# Work required
The data below should be printed in full, exactly, and without any of its images.

# Material provided
==========

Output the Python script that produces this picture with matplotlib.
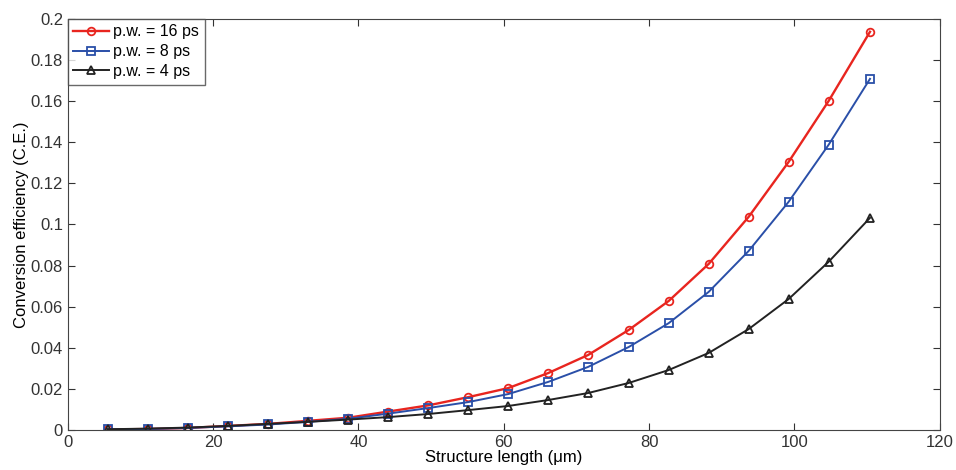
import matplotlib.pyplot as plt

plt.rcParams['font.family'] = ['Liberation Sans', 'DejaVu Sans']

length = [5.5, 11.0, 16.5, 22.0, 27.6, 33.1, 38.6, 44.1, 49.6, 55.1,
          60.6, 66.1, 71.6, 77.2, 82.7, 88.2, 93.7, 99.2, 104.7, 110.4]
ce_16ps = [0.0003, 0.0005, 0.001, 0.002, 0.003, 0.0045, 0.006, 0.009, 0.012, 0.016,
           0.0204, 0.0277, 0.0365, 0.0487, 0.0628, 0.0808, 0.1037, 0.1304, 0.160, 0.1937]
ce_8ps = [0.0003, 0.0005, 0.001, 0.0018, 0.0027, 0.004, 0.0055, 0.008, 0.0107, 0.0136,
          0.0175, 0.0234, 0.0307, 0.0404, 0.052, 0.0672, 0.0871, 0.111, 0.1387, 0.1708]
ce_4ps = [0.0004, 0.0007, 0.0012, 0.002, 0.003, 0.004, 0.0051, 0.0063, 0.0078, 0.0097,
          0.0117, 0.0146, 0.018, 0.0229, 0.0292, 0.0375, 0.0491, 0.0637, 0.0818, 0.1032]

fig = plt.figure(figsize=(9.56, 4.70), dpi=100)
ax = fig.add_axes([0.071, 0.085, 0.912, 0.875])

ax.plot(length, ce_16ps, '-o', color='#e8251f', mfc='none', ms=5.5, mew=1.3, lw=1.7, label='p.w. = 16 ps')
ax.plot(length, ce_8ps, '-s', color='#2a4fa8', mfc='none', ms=5.5, mew=1.3, lw=1.4, label='p.w. = 8 ps')
ax.plot(length, ce_4ps, '-^', color='#222222', mfc='none', ms=5.5, mew=1.3, lw=1.4, label='p.w. = 4 ps')

ax.set_xlim(0, 120)
ax.set_ylim(0, 0.2)
ax.set_xticks(range(0, 121, 20))
ax.set_yticks([i * 0.02 for i in range(11)])
ax.set_yticklabels(['0', '0.02', '0.04', '0.06', '0.08', '0.1', '0.12', '0.14', '0.16', '0.18', '0.2'])
ax.tick_params(direction='in', top=True, right=True, labelsize=12, colors='#333333', length=5)
for s in ax.spines.values():
    s.set_color('#444444')

ax.set_xlabel('Structure length (\u03bcm)', fontsize=12, labelpad=0)
ax.set_ylabel('Conversion efficiency (C.E.)', fontsize=12, labelpad=1)

leg = ax.legend(loc='upper left', fontsize=11.5, fancybox=False, borderaxespad=0,
                handlelength=2.2, borderpad=0.35, labelspacing=0.3, handletextpad=0.3)
leg.get_frame().set_edgecolor('#444444')
leg.get_frame().set_linewidth(1.0)

fig.savefig('out.png', dpi=100)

==========

# Task answer
Output the Python script that produces this picture with matplotlib.
import matplotlib.pyplot as plt

plt.rcParams['font.family'] = ['Liberation Sans', 'DejaVu Sans']

length = [5.5, 11.0, 16.5, 22.0, 27.6, 33.1, 38.6, 44.1, 49.6, 55.1,
          60.6, 66.1, 71.6, 77.2, 82.7, 88.2, 93.7, 99.2, 104.7, 110.4]
ce_16ps = [0.0003, 0.0005, 0.001, 0.002, 0.003, 0.0045, 0.006, 0.009, 0.012, 0.016,
           0.0204, 0.0277, 0.0365, 0.0487, 0.0628, 0.0808, 0.1037, 0.1304, 0.160, 0.1937]
ce_8ps = [0.0003, 0.0005, 0.001, 0.0018, 0.0027, 0.004, 0.0055, 0.008, 0.0107, 0.0136,
          0.0175, 0.0234, 0.0307, 0.0404, 0.052, 0.0672, 0.0871, 0.111, 0.1387, 0.1708]
ce_4ps = [0.0004, 0.0007, 0.0012, 0.002, 0.003, 0.004, 0.0051, 0.0063, 0.0078, 0.0097,
          0.0117, 0.0146, 0.018, 0.0229, 0.0292, 0.0375, 0.0491, 0.0637, 0.0818, 0.1032]

fig = plt.figure(figsize=(9.56, 4.70), dpi=100)
ax = fig.add_axes([0.071, 0.085, 0.912, 0.875])

ax.plot(length, ce_16ps, '-o', color='#e8251f', mfc='none', ms=5.5, mew=1.3, lw=1.7, label='p.w. = 16 ps')
ax.plot(length, ce_8ps, '-s', color='#2a4fa8', mfc='none', ms=5.5, mew=1.3, lw=1.4, label='p.w. = 8 ps')
ax.plot(length, ce_4ps, '-^', color='#222222', mfc='none', ms=5.5, mew=1.3, lw=1.4, label='p.w. = 4 ps')

ax.set_xlim(0, 120)
ax.set_ylim(0, 0.2)
ax.set_xticks(range(0, 121, 20))
ax.set_yticks([i * 0.02 for i in range(11)])
ax.set_yticklabels(['0', '0.02', '0.04', '0.06', '0.08', '0.1', '0.12', '0.14', '0.16', '0.18', '0.2'])
ax.tick_params(direction='in', top=True, right=True, labelsize=12, colors='#333333', length=5)
for s in ax.spines.values():
    s.set_color('#444444')

ax.set_xlabel('Structure length (\u03bcm)', fontsize=12, labelpad=0)
ax.set_ylabel('Conversion efficiency (C.E.)', fontsize=12, labelpad=1)

leg = ax.legend(loc='upper left', fontsize=11.5, fancybox=False, borderaxespad=0,
                handlelength=2.2, borderpad=0.35, labelspacing=0.3, handletextpad=0.3)
leg.get_frame().set_edgecolor('#444444')
leg.get_frame().set_linewidth(1.0)

fig.savefig('out.png', dpi=100)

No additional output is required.